Last month he told students at the London School of Economics there was progress and “a sense of momentum”.

In early January, British Museum sources told the media there were “constructive discussions” with Greece over the Marbles’ return.

Mitsotakis told Greece’s president his government had made “very systematic, quiet” efforts to repatriate the Marbles.

But Michelle Donelan, the culture minister of the United Kingdom, again dashed hopes, telling BBC Radio 4 that the sculptures “belong here in the UK”.

Greek Culture Minister Lina Mendoni called ongoing negotiations “difficult but not impossible”.

Asked if Greece would consider a loan, she said the country was sticking to its red lines.

“The fact that the [Greek] prime minister and culture minister clarified there cannot be progress without the ownership issue being cleared up, means it’s not going well,” said Korka.

Controversial from the start

Elgin’s removal of the sculptures was controversial from the outset.

Britain’s House of Lords debated in 1816 whether he had really secured permission from the Ottoman government, which then held dominion over Greece.

Elgin himself implied the Marbles were improperly removed, because the Lords’ main concern was whether he had used his influence as imperial ambassador to Constantinople to extract a permit that benefitted him personally.

“Did the permission specifically refer to the removing of statues, or was that left to discretion?” the committee of inquiry asks.

Elgin replies: “No, it was executed by the means of those general permissions granted; in point of fact, permission issuing from the Porte for any of the distant provinces, is little more than an authority to make the best bargain you can with the local authorities.”

Elgin’s fellow philhellene, Lord Byron, lamented the Marbles’ removal and excoriated Elgin in The Curse of Minerva: “So let him stand, thro’ ages yet unborn, / Fixed statue on the pedestal of scorn!”

The British Museum claims Elgin “was granted a permit” to “draw, measure and remove figures”. But critics say he stretched that to remove far more than was intended.

“Among the bribes Elgin is known to have given is 100 pounds to the Kaimacam [district governor] in Constantinople to release the second shipment [of Marbles], and an amount to the Disdar [fortress commander] in Athens equal to 35 times his annual salary.
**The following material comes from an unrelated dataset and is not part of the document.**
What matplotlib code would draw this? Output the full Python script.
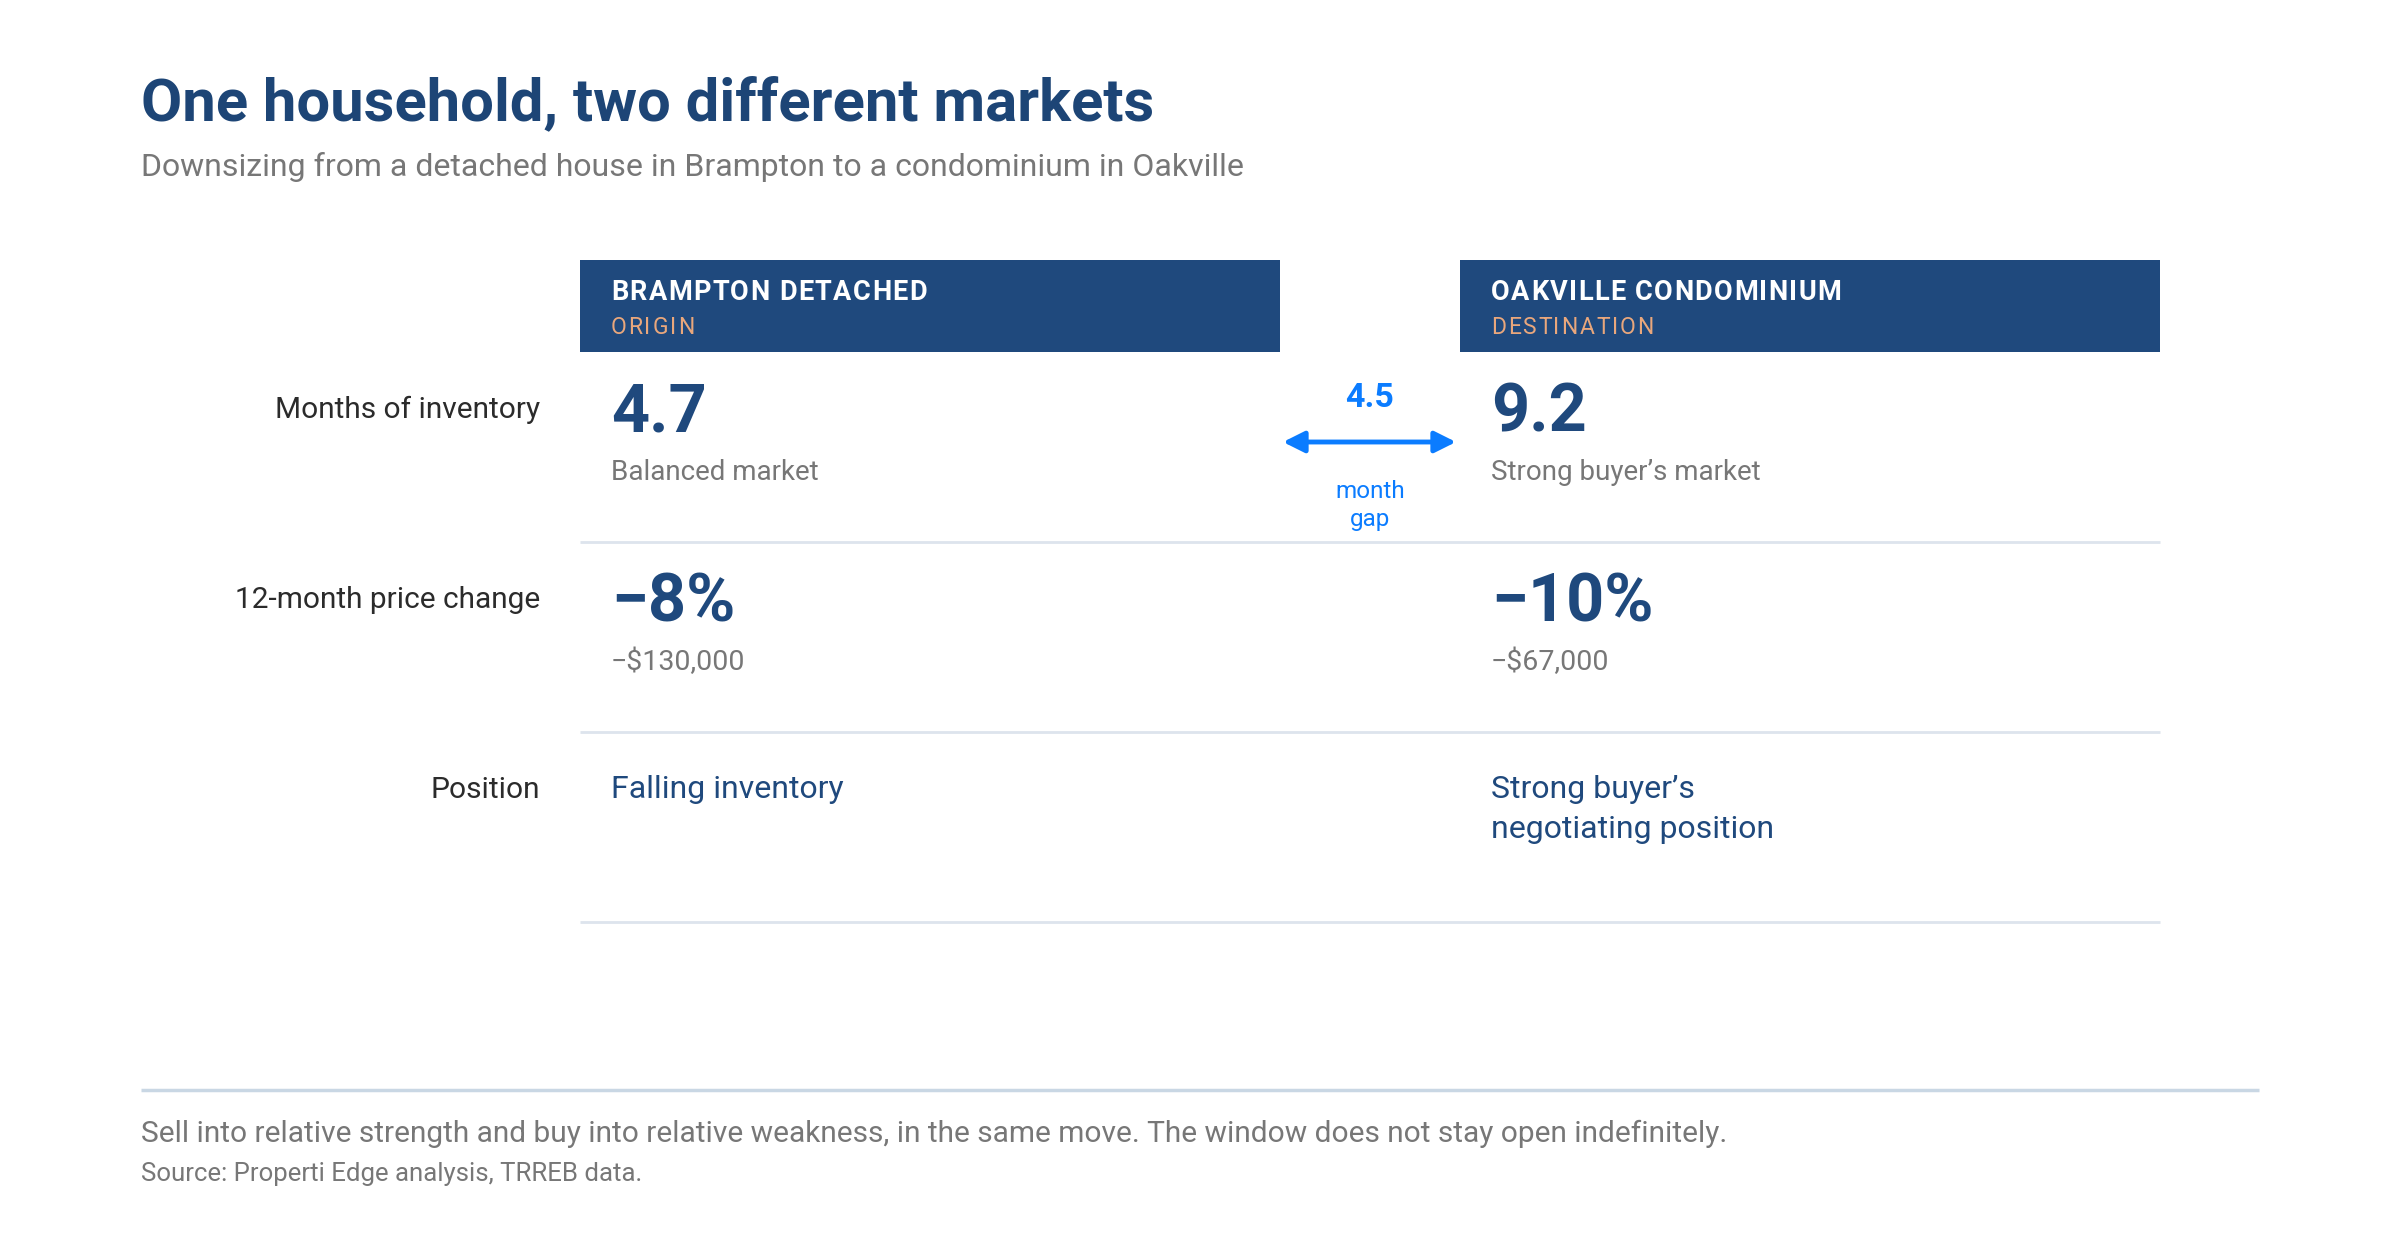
import matplotlib

matplotlib.use("Agg")

import matplotlib.pyplot as plt
from matplotlib.font_manager import FontProperties, findfont, get_font

plt.rcParams["font.family"] = ["Roboto", "DejaVu Sans"]

# --- data ---
markets = ["BRAMPTON DETACHED", "OAKVILLE CONDOMINIUM"]
roles = ["ORIGIN", "DESTINATION"]
row_labels = ["Months of inventory", "12-month price change", "Position"]
inventory_months = [4.7, 9.2]
inventory_notes = ["Balanced market", "Strong buyer\u2019s market"]
price_change_pct = [-8, -10]
price_change_dollars = [-130000, -67000]
positions = ["Falling inventory", "Strong buyer\u2019s\nnegotiating position"]

TITLE = "One household, two different markets"
SUBTITLE = "Downsizing from a detached house in Brampton to a condominium in Oakville"
FOOTNOTE = ("Sell into relative strength and buy into relative weakness, in the same move. "
            "The window does not stay open indefinitely.")
SOURCE = "Source: Properti Edge analysis, TRREB data."

# --- colours ---
NAVY = "#1f497d"
TITLE_C = "#1d4576"
PEACH = "#e9a77c"
BLUE = "#0b7cff"
GREY = "#777777"
DARK = "#2b2b2b"
RULE = "#dde4ed"
FOOT_RULE = "#c9d7e4"

DPI = 100


def minus(s):
    return s.replace("-", "\u2212")


def tracked_text(ax, x, y, s, size, weight="normal", color="black", track=0.0):
    """Draw text char by char with extra letter spacing (pixels)."""
    prop = FontProperties(family="Roboto", weight=weight, size=size)
    font = get_font(findfont(prop))
    font.set_size(size, DPI)
    for ch in s:
        ax.text(x, y, ch, fontproperties=prop, color=color, va="baseline")
        adv = font.load_char(ord(ch)).linearHoriAdvance / 65536
        x += adv + track


fig = plt.figure(figsize=(24, 12.4), dpi=DPI)
ax = fig.add_axes([0, 0, 1, 1])
ax.set_xlim(0, 2400)
ax.set_ylim(1240, 0)
ax.axis("off")

# title block
ax.text(141, 120, TITLE, fontsize=43, fontweight="bold", color=TITLE_C, va="baseline")
ax.text(141, 176, SUBTITLE, fontsize=23, color=GREY, va="baseline")

# layout of the table (pixels)
col_x = [580, 1460]
col_w = 700
pad = 31
head_top, head_bot = 260, 352
row_edges = [352, 542, 732, 922]
label_x = 540

for i, x0 in enumerate(col_x):
    ax.add_patch(plt.Rectangle((x0, head_top), col_w, head_bot - head_top,
                               facecolor=NAVY, edgecolor="none"))
    tracked_text(ax, x0 + pad, 300, markets[i], 19.5, weight="bold",
                 color="white", track=1.4)
    tracked_text(ax, x0 + pad, 334, roles[i], 16.5, color=PEACH, track=1.8)

# row dividers
for y in row_edges[1:]:
    ax.plot([col_x[0], col_x[1] + col_w], [y, y], color=RULE, lw=2,
            solid_capstyle="butt")

# row labels
for label, top in zip(row_labels, row_edges[:-1]):
    ax.text(label_x, top + 66, label, fontsize=21.5, color=DARK,
            ha="right", va="baseline")

for i, x0 in enumerate(col_x):
    tx = x0 + pad
    # months of inventory
    ax.text(tx, 432, f"{inventory_months[i]:.1f}", fontsize=48,
            fontweight="bold", color=NAVY, va="baseline")
    ax.text(tx, 480, inventory_notes[i], fontsize=20, color=GREY, va="baseline")
    # price change
    ax.text(tx, 622, minus(f"{price_change_pct[i]}%"), fontsize=48,
            fontweight="bold", color=NAVY, va="baseline")
    ax.text(tx, 670, minus(f"-${abs(price_change_dollars[i]):,}"), fontsize=20.5,
            color=GREY, va="baseline")
    # position
    for j, line in enumerate(positions[i].split("\n")):
        ax.text(tx, 798 + 40 * j, line, fontsize=23, color=NAVY, va="baseline")

# gap arrow between the two markets
gap = inventory_months[1] - inventory_months[0]
mid = (col_x[0] + col_w + col_x[1]) / 2
ax.annotate("", xy=(col_x[0] + col_w + 3, 442), xytext=(col_x[1] - 4, 442),
            arrowprops=dict(arrowstyle="<|-|>", color=BLUE, lw=3.5,
                            mutation_scale=32, shrinkA=0, shrinkB=0))
ax.text(mid, 407, f"{gap:.1f}", fontsize=24.5, fontweight="bold", color=BLUE,
        ha="center", va="baseline")
for j, word in enumerate(["month", "gap"]):
    ax.text(mid, 498 + 28 * j, word, fontsize=17.5, color=BLUE,
            ha="center", va="baseline")

# footer
ax.plot([141, 2259], [1090, 1090], color=FOOT_RULE, lw=2.5, solid_capstyle="butt")
ax.text(141, 1142, FOOTNOTE, fontsize=21.5, color=GREY, va="baseline")
ax.text(141, 1181, SOURCE, fontsize=18.5, color=GREY, va="baseline")

fig.savefig("out.png", dpi=DPI, facecolor="white")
Elgin documented all expenditures because he was financed by his in-laws,” said Korka.

The Parthenon Marbles
The head of a horse of Selene, part of the Parthenon Marbles [File: Dylan Martinez/Reuters]

The British people seem to have moved in favour of restitution.

An Economist survey in 2000 found that two-thirds of British MPs would vote for the Marbles’ return if a motion were tabled.

A Sunday Times survey last August found that 78 percent of Britons would return the Marbles, and a poll this month by the Evening Standard found a clear majority of 53 percent of Britons favouring their return – more than the majority that voted for Brexit.

“There’s a very important change in the UK in public opinion and individuals who have an opinion on the matter, from the entire political spectrum, who now openly argue in favour of the marbles’ reunification, recognising their uniqueness,” said Mitsotakis.

But Elgin is not entirely reviled, even in Greece.

“It’s true that [the Marbles’] removal saved them from exposure to war and destruction,” says the world’s ranking Acropolis archaeologist, Manolis Korres, who has dedicated half a century to studying and restoring the Parthenon and other buildings there.

Turkish occupiers burned a six-storey marble column from the Temple of Zeus to make ash, a component in the concrete used to build the mosque in Monastiraki in 1758. A similar fate befell a neighbouring temple to the river god Ilissos 20 years later.

The Greeks also caused damage. “There are other monuments that were utterly pulverised in the Greek War of Independence,” says Korres. “The Monument of Thrasyllos got blown up in 1827, the last year of the revolution. It was blown to smithereens. Elgin had taken the statue of Dionysos from it, and it is now in the British Museum and was thus saved.”

But Korres agrees the Marbles must now return.

“Their possession by another museum is not morally supportable. The question of legality is moot; 200 years ago slavery was legal, too.”

The British Museum is displaying “a parochial, phobic, colonial attitude” that cannot last, she said.

“If at the beginning of this process I believed the marbles would return 100 percent, I now believe it 1,000 percent … The question is when.”